Begin
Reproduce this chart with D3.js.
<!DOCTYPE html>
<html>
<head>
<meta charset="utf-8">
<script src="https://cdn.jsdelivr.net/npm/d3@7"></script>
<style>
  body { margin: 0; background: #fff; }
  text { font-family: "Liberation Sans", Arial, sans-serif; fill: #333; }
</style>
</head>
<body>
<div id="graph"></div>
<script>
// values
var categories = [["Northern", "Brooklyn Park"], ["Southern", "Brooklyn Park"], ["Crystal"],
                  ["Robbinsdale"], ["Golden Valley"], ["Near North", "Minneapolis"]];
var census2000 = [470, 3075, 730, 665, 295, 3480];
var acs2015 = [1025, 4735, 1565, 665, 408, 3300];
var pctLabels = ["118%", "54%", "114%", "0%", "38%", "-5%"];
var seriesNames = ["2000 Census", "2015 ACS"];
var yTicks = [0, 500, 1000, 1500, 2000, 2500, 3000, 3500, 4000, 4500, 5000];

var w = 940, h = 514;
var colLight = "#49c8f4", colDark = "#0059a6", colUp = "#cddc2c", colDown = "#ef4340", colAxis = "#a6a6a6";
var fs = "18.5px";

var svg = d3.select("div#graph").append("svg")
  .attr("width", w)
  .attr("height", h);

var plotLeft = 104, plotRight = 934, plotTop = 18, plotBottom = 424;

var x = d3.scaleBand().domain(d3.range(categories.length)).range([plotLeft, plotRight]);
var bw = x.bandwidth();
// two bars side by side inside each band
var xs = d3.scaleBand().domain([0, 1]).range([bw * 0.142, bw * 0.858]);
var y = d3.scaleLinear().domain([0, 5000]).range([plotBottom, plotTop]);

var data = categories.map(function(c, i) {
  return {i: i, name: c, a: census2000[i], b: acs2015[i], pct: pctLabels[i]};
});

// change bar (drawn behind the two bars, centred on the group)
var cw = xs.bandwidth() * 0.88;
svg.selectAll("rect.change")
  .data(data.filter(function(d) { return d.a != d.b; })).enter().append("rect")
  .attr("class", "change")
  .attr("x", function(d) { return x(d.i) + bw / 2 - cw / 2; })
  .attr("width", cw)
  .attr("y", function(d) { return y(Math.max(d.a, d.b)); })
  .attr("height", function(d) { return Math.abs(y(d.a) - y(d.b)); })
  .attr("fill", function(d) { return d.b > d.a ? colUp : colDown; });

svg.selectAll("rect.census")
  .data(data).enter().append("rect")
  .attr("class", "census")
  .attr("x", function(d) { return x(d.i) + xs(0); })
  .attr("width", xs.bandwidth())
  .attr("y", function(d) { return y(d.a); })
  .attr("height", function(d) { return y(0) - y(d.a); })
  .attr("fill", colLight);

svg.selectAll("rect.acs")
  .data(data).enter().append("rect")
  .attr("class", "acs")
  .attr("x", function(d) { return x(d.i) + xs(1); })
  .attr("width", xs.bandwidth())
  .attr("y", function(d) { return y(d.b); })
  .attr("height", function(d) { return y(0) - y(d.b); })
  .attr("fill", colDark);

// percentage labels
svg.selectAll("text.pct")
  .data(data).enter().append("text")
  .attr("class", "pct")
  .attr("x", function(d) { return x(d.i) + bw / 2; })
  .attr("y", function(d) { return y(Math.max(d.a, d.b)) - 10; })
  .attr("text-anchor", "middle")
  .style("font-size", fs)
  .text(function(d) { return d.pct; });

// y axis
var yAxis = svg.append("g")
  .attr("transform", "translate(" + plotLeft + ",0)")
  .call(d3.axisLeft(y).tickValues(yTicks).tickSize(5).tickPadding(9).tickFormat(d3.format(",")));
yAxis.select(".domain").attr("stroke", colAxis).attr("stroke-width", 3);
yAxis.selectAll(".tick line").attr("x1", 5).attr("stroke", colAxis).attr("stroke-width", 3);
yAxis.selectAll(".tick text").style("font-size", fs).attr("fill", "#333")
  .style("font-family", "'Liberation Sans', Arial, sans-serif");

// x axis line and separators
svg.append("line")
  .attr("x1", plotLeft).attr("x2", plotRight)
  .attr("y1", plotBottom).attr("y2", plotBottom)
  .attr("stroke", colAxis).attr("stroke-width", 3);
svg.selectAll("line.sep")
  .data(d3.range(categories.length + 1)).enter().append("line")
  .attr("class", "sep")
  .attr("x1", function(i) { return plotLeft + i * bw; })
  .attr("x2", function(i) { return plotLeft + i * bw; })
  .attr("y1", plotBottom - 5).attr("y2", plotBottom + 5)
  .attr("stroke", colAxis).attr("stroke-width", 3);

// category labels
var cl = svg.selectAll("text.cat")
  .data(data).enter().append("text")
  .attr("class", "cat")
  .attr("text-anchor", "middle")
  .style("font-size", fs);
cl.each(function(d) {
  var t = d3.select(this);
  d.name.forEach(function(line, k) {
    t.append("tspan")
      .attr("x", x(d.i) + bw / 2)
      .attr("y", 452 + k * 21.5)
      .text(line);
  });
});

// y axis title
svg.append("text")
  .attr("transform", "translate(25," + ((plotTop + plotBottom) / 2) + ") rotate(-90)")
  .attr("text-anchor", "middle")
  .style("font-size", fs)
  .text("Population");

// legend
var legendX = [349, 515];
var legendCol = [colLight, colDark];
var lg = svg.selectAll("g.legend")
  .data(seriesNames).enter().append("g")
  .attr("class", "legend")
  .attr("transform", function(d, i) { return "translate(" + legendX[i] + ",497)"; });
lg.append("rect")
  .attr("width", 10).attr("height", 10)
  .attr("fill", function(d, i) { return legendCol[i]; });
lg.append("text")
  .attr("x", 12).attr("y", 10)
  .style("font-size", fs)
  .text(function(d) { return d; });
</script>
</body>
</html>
End
Begin
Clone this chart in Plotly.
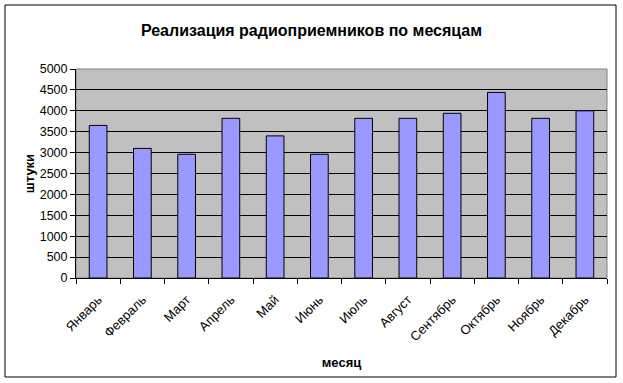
End
■ **SHORT EXERCISE**
Looking at the data above, return every line from the one with "Reproduce this chart with D3.js." down to the one with "var plotLeft = 104, plotRight", exactly and inclusively.

■ **FULL RESPONSE**
Reproduce this chart with D3.js.
<!DOCTYPE html>
<html>
<head>
<meta charset="utf-8">
<script src="https://cdn.jsdelivr.net/npm/d3@7"></script>
<style>
  body { margin: 0; background: #fff; }
  text { font-family: "Liberation Sans", Arial, sans-serif; fill: #333; }
</style>
</head>
<body>
<div id="graph"></div>
<script>
// values
var categories = [["Northern", "Brooklyn Park"], ["Southern", "Brooklyn Park"], ["Crystal"],
                  ["Robbinsdale"], ["Golden Valley"], ["Near North", "Minneapolis"]];
var census2000 = [470, 3075, 730, 665, 295, 3480];
var acs2015 = [1025, 4735, 1565, 665, 408, 3300];
var pctLabels = ["118%", "54%", "114%", "0%", "38%", "-5%"];
var seriesNames = ["2000 Census", "2015 ACS"];
var yTicks = [0, 500, 1000, 1500, 2000, 2500, 3000, 3500, 4000, 4500, 5000];

var w = 940, h = 514;
var colLight = "#49c8f4", colDark = "#0059a6", colUp = "#cddc2c", colDown = "#ef4340", colAxis = "#a6a6a6";
var fs = "18.5px";

var svg = d3.select("div#graph").append("svg")
  .attr("width", w)
  .attr("height", h);

var plotLeft = 104, plotRight = 934, plotTop = 18, plotBottom = 424;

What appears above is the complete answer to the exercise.